Edy lantas menyinggung rencana pemerintah yang akan membubarkan PLN Batubara (PLN BB). Menurutnya, pemerintah harus mengaudit dulu perseroan anak usaha PLN tersebut agar tidak ada yang dirugikan.
“PLN BB itu hanya mensuplai 20 persen PLN. Kita minta diaudit dulu PLN BB agar tidak rugi. Karena isu yang berkembang adalah PLN BB tidak memiliki kontrak panjang, dia selalu jadi trader,” paparnya.

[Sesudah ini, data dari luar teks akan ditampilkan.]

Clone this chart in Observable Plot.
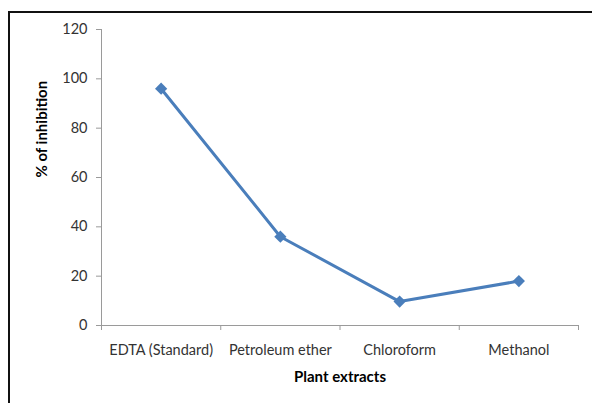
<!DOCTYPE html>
<html>
<head>
<meta charset="utf-8">
<script src="https://cdn.jsdelivr.net/npm/d3@7"></script>
<script src="https://cdn.jsdelivr.net/npm/@observablehq/plot@0.6"></script>
<style>
  html, body { margin: 0; padding: 0; background: #fff; }
  #wrap { position: relative; width: 592px; height: 403px; overflow: hidden; }
  #frame { position: absolute; left: 8px; top: 11px; width: 700px; height: 500px;
           border-top: 2px solid #111; border-left: 2px solid #111; box-sizing: border-box; }
  #chart { position: absolute; left: 0; top: 0; }
</style>
</head>
<body>
<div id="wrap"><div id="frame"></div><div id="chart"></div></div>
<script>
const categories = ["EDTA (Standard)", "Petroleum ether", "Chloroform", "Methanol"];
const inhibition = [96, 36, 9.7, 18];
const yTicks = [0, 20, 40, 60, 80, 100, 120];
const xLabel = "Plant extracts";
const yLabel = "% of inhibition";

const data = categories.map((c, i) => ({cat: c, pos: i + 0.5, value: inhibition[i]}));
const boundaries = d3.range(categories.length + 1);
const centers = categories.map((c, i) => i + 0.5);

const font = "Lato, 'Open Sans', sans-serif";
const lineColor = "#4a7ebb";
const axisColor = "#9a9a9a";

const chart = Plot.plot({
  width: 592,
  height: 403,
  marginLeft: 101,
  marginRight: 14,
  marginTop: 29,
  marginBottom: 78,
  style: {fontFamily: font, fontSize: "14.5px", color: "#333", background: "transparent"},
  x: {domain: [0, categories.length]},
  y: {domain: [0, 120]},
  marks: [
    Plot.ruleX([0], {stroke: axisColor, strokeWidth: 1}),
    Plot.ruleY([0], {stroke: axisColor, strokeWidth: 1}),
    Plot.axisY({ticks: yTicks, tickSize: 5, tickPadding: 9, stroke: axisColor, fill: "#333", fontSize: 14.5, label: null}),
    Plot.axisX({ticks: boundaries, tickSize: 5, tickFormat: () => "", stroke: axisColor, label: null}),
    Plot.axisX({ticks: centers, tickSize: 0, tickPadding: 19, fill: "#333", fontSize: 14.5, tickFormat: (d) => categories[Math.round(d - 0.5)], label: null}),
    Plot.line(data, {x: "pos", y: "value", stroke: lineColor, strokeWidth: 3}),
    Plot.dot(data, {x: "pos", y: "value", symbol: "diamond2", r: 5.5, fill: lineColor, stroke: lineColor, strokeWidth: 0}),
    Plot.text([yLabel], {frameAnchor: "left", dx: -59, rotate: -90, fontWeight: "bold", fontSize: 15, fill: "#000"}),
    Plot.text([xLabel], {frameAnchor: "bottom", dy: 56, fontWeight: "bold", fontSize: 15, fill: "#000"})
  ]
});
document.getElementById("chart").appendChild(chart);
</script>
</body>
</html>
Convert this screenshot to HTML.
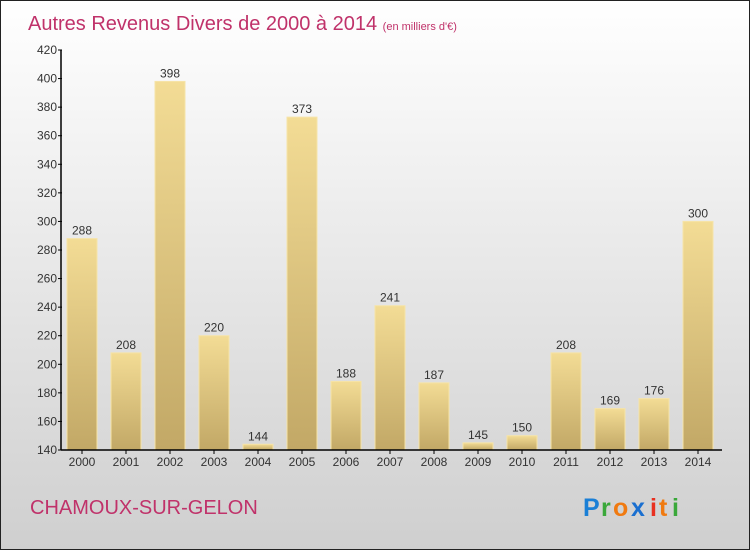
<!DOCTYPE html>
<html><head><meta charset="utf-8"><style>
body{margin:0;}
svg{display:block;font-family:"Liberation Sans",sans-serif;}
</style></head><body>
<svg width="750" height="550" xmlns="http://www.w3.org/2000/svg">
<defs>
<linearGradient id="bg" x1="0" y1="0" x2="0" y2="1"><stop offset="0" stop-color="#ffffff"/><stop offset="1" stop-color="#cfcfcf"/></linearGradient>
<linearGradient id="bar" x1="0" y1="0" x2="0" y2="1"><stop offset="0" stop-color="#f3dc95"/><stop offset="1" stop-color="#c2a866"/></linearGradient>
</defs>
<rect x="0.5" y="0.5" width="749" height="549" fill="url(#bg)" stroke="#222"/>
<text x="28" y="30" font-size="20" fill="#c0326a">Autres Revenus Divers de 2000 à 2014 <tspan font-size="11">(en milliers d'€)</tspan></text>
<g id="bars"></g>
<g id="axes"></g>
<text x="30" y="514" font-size="20" fill="#c0326a">CHAMOUX-SUR-GELON</text>
<g font-size="25" font-weight="bold">
<text x="583" y="516" fill="#1a7fd6">P</text><text x="601" y="516" fill="#3aa83a">r</text><text x="613" y="516" fill="#f07a10">o</text><text x="631" y="516" fill="#1a6fd0">x</text><text x="650" y="516" fill="#e83020">i</text><text x="659" y="516" fill="#f07a10">t</text><text x="672" y="516" fill="#3aa83a">i</text>
</g>
<script>
const years=['2000','2001','2002','2003','2004','2005','2006','2007','2008','2009','2010','2011','2012','2013','2014'];
const values=[288,208,398,220,144,373,188,241,187,145,150,208,169,176,300];
const yTicks=[140,160,180,200,220,240,260,280,300,320,340,360,380,400,420];
const NS='http://www.w3.org/2000/svg';
const y=v=>450-(v-140)*400/280;
const x=i=>82+i*44;
const bars=document.getElementById('bars'),axes=document.getElementById('axes');
function mk(tag,attrs,parent,txt){const e=document.createElementNS(NS,tag);for(const k in attrs)e.setAttribute(k,attrs[k]);if(txt!==undefined)e.textContent=txt;parent.appendChild(e);return e;}
values.forEach((v,i)=>{
  const r=mk('rect',{x:x(i)-15,y:y(v),width:30,height:450-y(v),fill:'url(#bar)',stroke:'#f6e4a8','stroke-width':1},bars);
  
  
  const t=mk('text',{x:x(i),y:y(v)-4,'font-size':12,fill:'#333','text-anchor':'middle'},bars,String(v));
  
  
  const xl=mk('text',{x:x(i),y:466,'font-size':12,fill:'#333','text-anchor':'middle'},axes,years[i]);
  
  
  mk('line',{x1:x(i),x2:x(i),y1:450,y2:454,stroke:'#000'},axes);
});
const ya=mk('line',{x1:61,x2:61,y1:50,y2:450,stroke:'#000','stroke-width':1.5},axes);


const xa=mk('line',{x1:61,x2:722,y1:450,y2:450,stroke:'#000','stroke-width':1.5},axes);


yTicks.forEach(v=>{
  mk('line',{x1:58,x2:62,y1:y(v),y2:y(v),stroke:'#000'},axes);
  const t=mk('text',{x:57,y:y(v)+4,'font-size':12,fill:'#333','text-anchor':'end'},axes,String(v));
  
  
});
</script>
</svg>
</body></html>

Pada kesempatan ini, Ekonom Senior, Faisal Basri juga memiliki pandangan yang sama. Menurutnya, PLN BB sangat membantu kinerja PLN dalam menggunakan batubara sebagai bahan pembangkit listrik.
Faisal menuturkan bahwa salah satu tugas trader adalah mengklasifikasi jenis dan kadar batubara yang hasilnya sudah siap pakai.
“Trader jangan dibunuh. Ini banyak penambang batubara dan beragam jenis, kadar. Itu bukan PLN yang sibuk milihnya. PLN butuh trader. Fungsi trader ada di mana-mana. Tugas trader memilih batubara dan menjual kemanapun dengan step-step tertentu,” jelas Faisal.
Sebagai informasi, diskusi juga menghadirkan narasumber lain, di antaranya Pengamat Kebijakan Publik, Agus Pambagio, Pengamat Ekonomi Energi, Fahmy Radhi, Ketua Umum IKAFH Undip, Ahmad Redi dan Koordinator Nasional Publish What You Pay (PWYP) Aryanto Nugroho.